21. The complete bankruptcy of the socialists who assembled in Berne, their complete failure to understand the new, i.e., proletarian, democracy, is especially apparent from the following.
On February 10, 1919, Branting delivered the concluding speech at the international Conference of the yellow International in Berne. In Berlin, on 11 February, 1919, Die Freiheit, the paper of the International’s affiliates published an appeal from the Party of ‘lndependents’ to the proletariat. The appeal acknowledged the bourgeois character of the Scheidemann government, rebuked it for wanting to abolish the Soviets, which it described as Träger und Schützer der Revolution – vehicles and guardians of the revolution – and proposed that the Soviets be legalized, invested with government authority and given the right to suspend the operation of National Assembly decisions pending a popular referendum.
That proposal indicates the complete ideological bankruptcy of the theorists who defended democracy and failed to see its bourgeois character. This ludicrous attempt to combine the Soviet system, i.e., proletarian dictatorship, with the National Assembly, i.e., bourgeois dictatorship, utterly exposes the paucity of thought of the yellow socialists and Social-Democrats, their reactionary petty-bourgeois political outlook, and their cowardly concessions to the irresistibly growing strength of the new, proletarian democracy.
22. From the class standpoint, the Berne yellow International majority, which did not dare to adopt a formal resolution out of fear of the mass of workers, was right in condemning Bolshevism. This majority is in full agreement with the Russian Mensheviks and Socialist-Revolutionaries, and the Scheidemanns in Germany.
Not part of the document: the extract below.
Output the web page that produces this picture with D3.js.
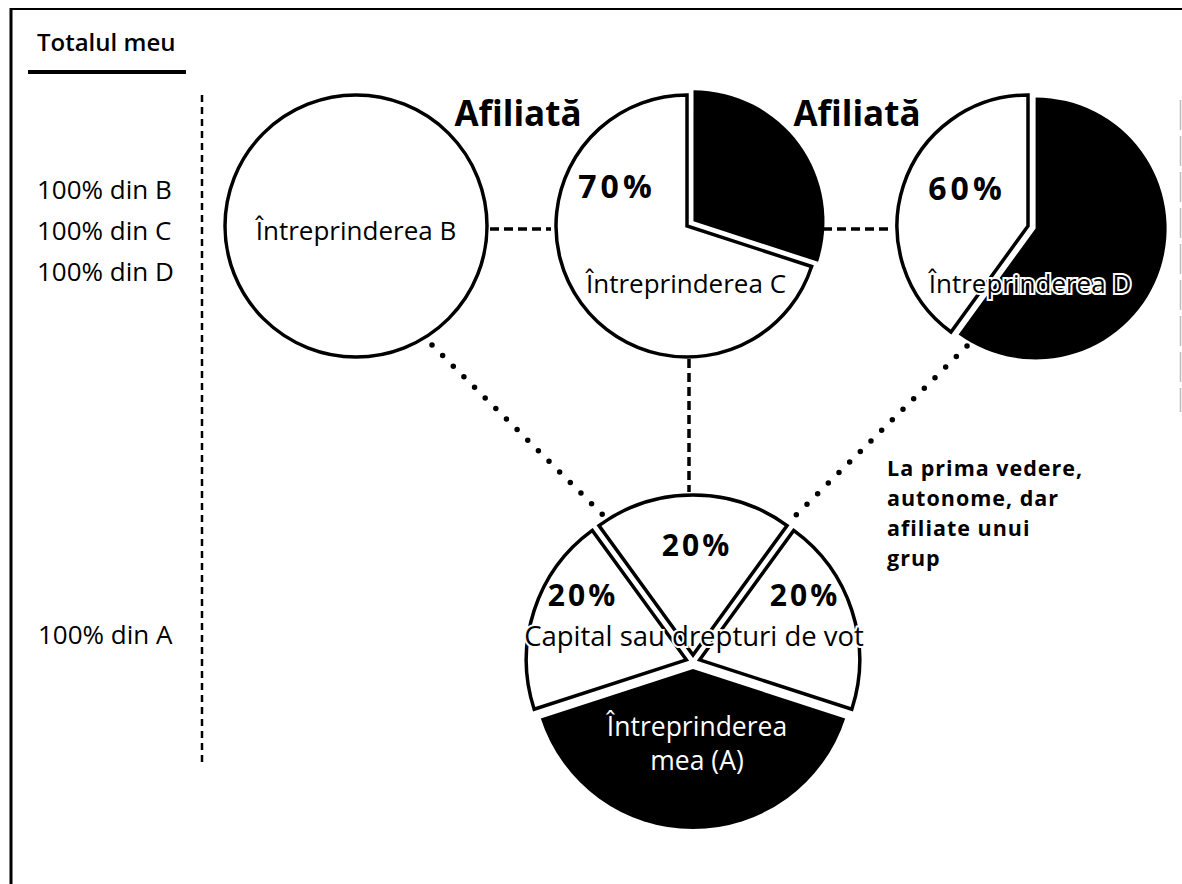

In complaining of persecution by the Bolsheviks, the Russian Mensheviks and Socialist-Revolutionaries try to conceal the fact that they are persecuted for participating in the civil war on the side of the bourgeoisie against the proletariat. Similarly, the Scheidemanns and their party have already demonstrated in Germany that they, too, are participating in the civil war on the side of the bourgeoisie against the workers.
It is therefore quite natural that the Berne yellow International majority should be in favour of condemning the Bolsheviks. This was not an expression of the defence of ‘pure democracy’, but of the self-defence of people who know and feel that in the civil war they stand with the bourgeoisie against the proletariat.
That is why, from the class point of view, the decision of the yellow International majority must be considered correct. The proletariat must not fear the truth, it must face it squarely and draw all the necessary political conclusions.